[Code that draws figures]
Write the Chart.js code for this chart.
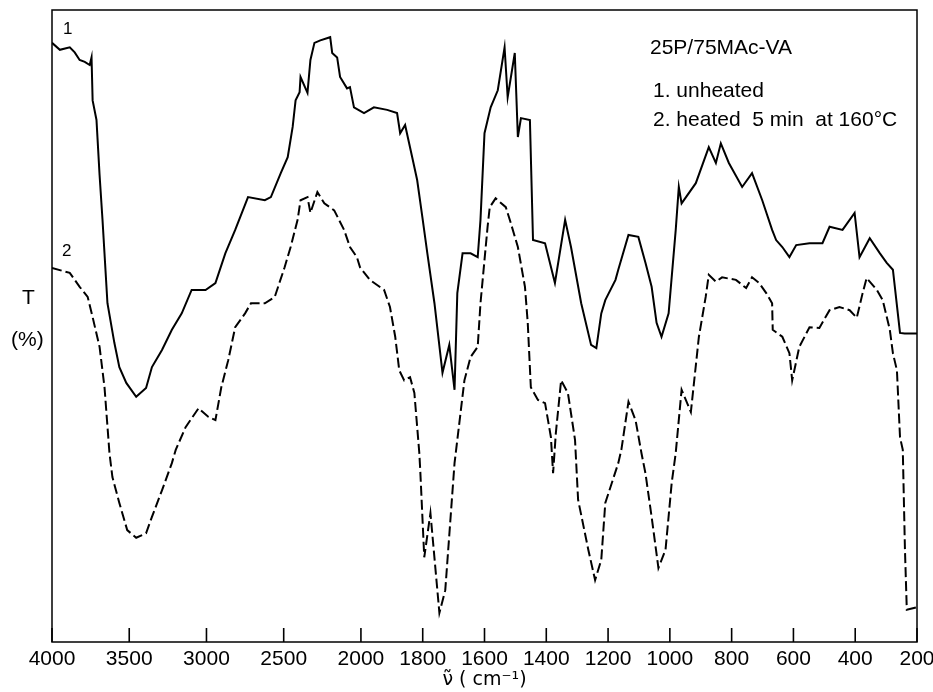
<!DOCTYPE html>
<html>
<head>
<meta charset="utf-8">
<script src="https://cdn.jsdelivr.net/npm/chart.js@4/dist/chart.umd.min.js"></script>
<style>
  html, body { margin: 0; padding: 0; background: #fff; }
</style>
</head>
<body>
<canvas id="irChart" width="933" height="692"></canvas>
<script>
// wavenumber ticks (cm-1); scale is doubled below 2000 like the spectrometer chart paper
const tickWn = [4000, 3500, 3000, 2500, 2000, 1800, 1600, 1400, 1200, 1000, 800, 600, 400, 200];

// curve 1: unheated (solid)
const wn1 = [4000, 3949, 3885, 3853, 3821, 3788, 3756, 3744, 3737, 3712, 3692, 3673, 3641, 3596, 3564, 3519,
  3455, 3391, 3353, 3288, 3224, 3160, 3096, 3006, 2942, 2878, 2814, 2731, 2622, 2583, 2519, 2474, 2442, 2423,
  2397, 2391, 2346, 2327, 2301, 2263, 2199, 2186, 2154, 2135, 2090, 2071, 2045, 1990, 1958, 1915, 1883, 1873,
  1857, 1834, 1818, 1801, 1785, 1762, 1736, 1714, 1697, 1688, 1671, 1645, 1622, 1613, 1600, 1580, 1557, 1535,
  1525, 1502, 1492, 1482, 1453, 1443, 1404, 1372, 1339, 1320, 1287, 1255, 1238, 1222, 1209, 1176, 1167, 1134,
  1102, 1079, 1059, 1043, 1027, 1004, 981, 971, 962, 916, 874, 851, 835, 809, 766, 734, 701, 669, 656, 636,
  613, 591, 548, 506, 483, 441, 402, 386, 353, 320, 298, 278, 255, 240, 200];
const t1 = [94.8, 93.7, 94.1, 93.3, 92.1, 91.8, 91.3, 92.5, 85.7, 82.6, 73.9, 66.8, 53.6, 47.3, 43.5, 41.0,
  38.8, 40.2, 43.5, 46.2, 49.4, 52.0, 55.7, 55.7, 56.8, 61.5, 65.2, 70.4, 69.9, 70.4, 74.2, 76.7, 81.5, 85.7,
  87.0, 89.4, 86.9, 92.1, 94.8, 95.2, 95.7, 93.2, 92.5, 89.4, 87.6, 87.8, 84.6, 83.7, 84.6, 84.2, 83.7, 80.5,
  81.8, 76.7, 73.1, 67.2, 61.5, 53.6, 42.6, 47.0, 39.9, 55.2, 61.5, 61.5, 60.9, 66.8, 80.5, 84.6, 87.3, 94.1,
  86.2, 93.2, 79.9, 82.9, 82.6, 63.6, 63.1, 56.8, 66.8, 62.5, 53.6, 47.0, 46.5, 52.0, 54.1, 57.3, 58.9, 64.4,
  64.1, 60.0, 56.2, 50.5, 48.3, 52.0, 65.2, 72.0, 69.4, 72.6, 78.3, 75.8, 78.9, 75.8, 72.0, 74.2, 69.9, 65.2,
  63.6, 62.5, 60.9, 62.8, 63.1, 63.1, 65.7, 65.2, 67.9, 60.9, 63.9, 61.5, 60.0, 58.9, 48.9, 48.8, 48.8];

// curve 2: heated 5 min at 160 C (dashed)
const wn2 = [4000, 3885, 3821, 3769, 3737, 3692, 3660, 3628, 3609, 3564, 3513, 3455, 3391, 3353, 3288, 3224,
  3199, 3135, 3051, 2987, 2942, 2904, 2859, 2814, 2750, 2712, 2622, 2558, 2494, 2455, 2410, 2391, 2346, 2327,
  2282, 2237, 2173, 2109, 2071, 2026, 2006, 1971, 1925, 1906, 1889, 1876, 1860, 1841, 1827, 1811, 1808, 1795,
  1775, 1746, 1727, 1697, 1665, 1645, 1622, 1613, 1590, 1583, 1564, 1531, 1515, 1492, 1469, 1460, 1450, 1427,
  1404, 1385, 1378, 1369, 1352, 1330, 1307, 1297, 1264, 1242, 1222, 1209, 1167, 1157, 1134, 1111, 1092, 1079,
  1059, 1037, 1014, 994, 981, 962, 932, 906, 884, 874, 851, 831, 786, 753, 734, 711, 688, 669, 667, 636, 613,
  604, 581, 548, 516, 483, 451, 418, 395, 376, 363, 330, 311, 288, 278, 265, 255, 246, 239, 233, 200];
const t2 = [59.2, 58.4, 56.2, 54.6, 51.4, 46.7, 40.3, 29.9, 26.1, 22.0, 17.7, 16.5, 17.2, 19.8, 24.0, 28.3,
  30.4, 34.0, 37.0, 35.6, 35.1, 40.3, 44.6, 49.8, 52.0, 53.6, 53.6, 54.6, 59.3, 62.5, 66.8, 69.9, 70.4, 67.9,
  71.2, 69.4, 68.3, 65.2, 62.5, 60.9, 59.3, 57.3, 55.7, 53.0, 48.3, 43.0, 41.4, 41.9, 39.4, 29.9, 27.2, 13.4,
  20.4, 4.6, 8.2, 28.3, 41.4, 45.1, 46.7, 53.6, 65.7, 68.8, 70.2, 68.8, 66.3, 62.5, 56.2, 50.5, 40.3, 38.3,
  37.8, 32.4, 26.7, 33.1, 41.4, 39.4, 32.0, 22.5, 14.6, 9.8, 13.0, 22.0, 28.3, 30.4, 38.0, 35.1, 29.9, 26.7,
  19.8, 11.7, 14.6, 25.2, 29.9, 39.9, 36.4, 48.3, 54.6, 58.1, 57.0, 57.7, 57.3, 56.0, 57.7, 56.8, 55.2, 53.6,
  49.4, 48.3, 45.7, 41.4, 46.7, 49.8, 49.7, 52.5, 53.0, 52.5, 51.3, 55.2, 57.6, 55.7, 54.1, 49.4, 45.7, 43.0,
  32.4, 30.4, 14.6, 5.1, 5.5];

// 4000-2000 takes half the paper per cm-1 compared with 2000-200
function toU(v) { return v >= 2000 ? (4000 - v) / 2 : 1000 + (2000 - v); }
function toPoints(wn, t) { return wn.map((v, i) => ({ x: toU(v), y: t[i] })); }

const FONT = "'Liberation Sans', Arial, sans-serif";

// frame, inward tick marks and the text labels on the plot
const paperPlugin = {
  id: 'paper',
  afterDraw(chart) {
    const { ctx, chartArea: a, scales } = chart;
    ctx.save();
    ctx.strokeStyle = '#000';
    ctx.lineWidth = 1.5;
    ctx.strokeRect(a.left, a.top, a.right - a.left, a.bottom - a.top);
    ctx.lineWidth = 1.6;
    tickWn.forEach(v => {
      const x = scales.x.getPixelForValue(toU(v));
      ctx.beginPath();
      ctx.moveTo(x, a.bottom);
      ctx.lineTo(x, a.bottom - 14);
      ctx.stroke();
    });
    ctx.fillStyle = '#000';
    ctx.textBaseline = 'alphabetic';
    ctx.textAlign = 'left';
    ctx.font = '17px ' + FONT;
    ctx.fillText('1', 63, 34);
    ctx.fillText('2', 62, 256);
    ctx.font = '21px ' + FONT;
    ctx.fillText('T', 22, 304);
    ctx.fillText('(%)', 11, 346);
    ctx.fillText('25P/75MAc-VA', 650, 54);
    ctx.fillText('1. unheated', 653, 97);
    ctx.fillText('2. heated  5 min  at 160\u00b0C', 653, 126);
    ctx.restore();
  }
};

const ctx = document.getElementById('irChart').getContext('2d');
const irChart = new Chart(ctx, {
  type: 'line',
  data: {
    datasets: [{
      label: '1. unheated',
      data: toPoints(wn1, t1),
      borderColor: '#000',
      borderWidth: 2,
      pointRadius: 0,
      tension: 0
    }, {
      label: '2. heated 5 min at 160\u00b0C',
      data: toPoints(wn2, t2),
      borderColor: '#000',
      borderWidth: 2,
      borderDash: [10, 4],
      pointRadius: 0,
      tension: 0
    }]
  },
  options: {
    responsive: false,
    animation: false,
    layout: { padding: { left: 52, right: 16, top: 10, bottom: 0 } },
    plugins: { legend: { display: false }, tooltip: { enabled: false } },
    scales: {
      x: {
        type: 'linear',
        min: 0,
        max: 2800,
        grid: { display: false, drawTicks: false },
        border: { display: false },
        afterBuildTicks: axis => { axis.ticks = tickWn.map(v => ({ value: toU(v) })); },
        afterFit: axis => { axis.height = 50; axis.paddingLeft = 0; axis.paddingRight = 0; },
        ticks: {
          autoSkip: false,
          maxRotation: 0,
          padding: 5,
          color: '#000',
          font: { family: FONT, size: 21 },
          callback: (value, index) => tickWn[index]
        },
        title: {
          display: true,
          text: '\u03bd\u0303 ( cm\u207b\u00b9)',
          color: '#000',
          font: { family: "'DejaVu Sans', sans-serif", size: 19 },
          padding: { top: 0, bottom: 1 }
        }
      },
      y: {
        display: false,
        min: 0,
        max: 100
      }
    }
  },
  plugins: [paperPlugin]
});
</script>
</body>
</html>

---

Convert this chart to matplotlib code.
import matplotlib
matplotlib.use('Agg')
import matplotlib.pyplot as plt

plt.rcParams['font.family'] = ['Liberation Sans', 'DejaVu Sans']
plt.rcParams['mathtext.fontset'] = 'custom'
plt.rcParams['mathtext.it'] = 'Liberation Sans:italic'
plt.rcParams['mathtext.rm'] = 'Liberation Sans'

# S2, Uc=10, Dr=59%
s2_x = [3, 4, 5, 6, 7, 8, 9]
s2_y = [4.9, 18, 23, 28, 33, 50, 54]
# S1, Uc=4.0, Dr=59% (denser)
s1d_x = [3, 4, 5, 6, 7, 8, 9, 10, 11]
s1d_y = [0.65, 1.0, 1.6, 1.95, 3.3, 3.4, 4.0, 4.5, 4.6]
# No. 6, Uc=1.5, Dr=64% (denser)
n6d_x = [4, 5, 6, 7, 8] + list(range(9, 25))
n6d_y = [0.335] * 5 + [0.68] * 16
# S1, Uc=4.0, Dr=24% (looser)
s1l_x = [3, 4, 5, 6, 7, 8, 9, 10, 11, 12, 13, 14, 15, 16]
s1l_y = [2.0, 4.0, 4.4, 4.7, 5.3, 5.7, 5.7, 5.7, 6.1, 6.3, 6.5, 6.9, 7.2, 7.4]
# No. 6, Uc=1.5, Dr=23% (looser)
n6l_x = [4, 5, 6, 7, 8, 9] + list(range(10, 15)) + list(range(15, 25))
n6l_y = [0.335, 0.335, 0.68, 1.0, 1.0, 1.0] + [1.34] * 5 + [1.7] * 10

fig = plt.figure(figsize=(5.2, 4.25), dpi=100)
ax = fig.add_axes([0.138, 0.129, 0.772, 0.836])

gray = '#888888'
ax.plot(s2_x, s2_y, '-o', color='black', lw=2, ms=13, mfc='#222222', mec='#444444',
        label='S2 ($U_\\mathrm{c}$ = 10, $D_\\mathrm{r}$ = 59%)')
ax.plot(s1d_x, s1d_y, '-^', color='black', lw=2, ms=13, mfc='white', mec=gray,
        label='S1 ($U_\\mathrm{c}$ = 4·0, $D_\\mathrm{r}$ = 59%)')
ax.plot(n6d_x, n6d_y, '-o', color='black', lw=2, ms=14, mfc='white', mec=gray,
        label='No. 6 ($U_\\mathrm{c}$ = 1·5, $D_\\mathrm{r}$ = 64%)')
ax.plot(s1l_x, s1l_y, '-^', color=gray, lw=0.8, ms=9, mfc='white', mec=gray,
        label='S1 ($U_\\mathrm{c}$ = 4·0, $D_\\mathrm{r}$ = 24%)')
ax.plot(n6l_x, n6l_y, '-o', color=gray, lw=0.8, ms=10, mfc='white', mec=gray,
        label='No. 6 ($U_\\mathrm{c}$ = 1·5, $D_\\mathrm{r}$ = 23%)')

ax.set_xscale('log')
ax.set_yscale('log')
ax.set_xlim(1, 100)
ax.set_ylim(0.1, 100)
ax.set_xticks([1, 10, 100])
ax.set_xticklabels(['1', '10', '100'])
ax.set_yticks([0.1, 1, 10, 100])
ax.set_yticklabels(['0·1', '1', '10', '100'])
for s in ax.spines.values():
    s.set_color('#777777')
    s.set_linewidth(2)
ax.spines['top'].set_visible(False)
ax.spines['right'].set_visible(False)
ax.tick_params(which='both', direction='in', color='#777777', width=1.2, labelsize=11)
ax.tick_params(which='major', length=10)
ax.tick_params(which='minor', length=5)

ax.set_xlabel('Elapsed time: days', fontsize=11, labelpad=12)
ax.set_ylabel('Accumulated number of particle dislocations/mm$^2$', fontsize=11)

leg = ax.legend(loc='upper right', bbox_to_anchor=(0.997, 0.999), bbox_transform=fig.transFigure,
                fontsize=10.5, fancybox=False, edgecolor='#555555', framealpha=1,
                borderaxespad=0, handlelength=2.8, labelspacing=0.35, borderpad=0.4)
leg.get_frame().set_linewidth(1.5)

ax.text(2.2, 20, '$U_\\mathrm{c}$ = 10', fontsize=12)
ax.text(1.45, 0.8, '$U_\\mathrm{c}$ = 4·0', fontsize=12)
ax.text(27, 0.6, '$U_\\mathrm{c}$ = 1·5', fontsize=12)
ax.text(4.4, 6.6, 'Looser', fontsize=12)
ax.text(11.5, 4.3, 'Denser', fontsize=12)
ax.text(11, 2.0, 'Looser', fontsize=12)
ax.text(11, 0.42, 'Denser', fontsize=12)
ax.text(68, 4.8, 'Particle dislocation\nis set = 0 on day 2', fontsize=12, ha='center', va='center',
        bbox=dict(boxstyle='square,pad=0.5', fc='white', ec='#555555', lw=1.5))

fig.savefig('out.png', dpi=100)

Problem details: Return only those lines of the records that contain the string "this".

Response below:
Write the Chart.js code for this chart.
Convert this chart to matplotlib code.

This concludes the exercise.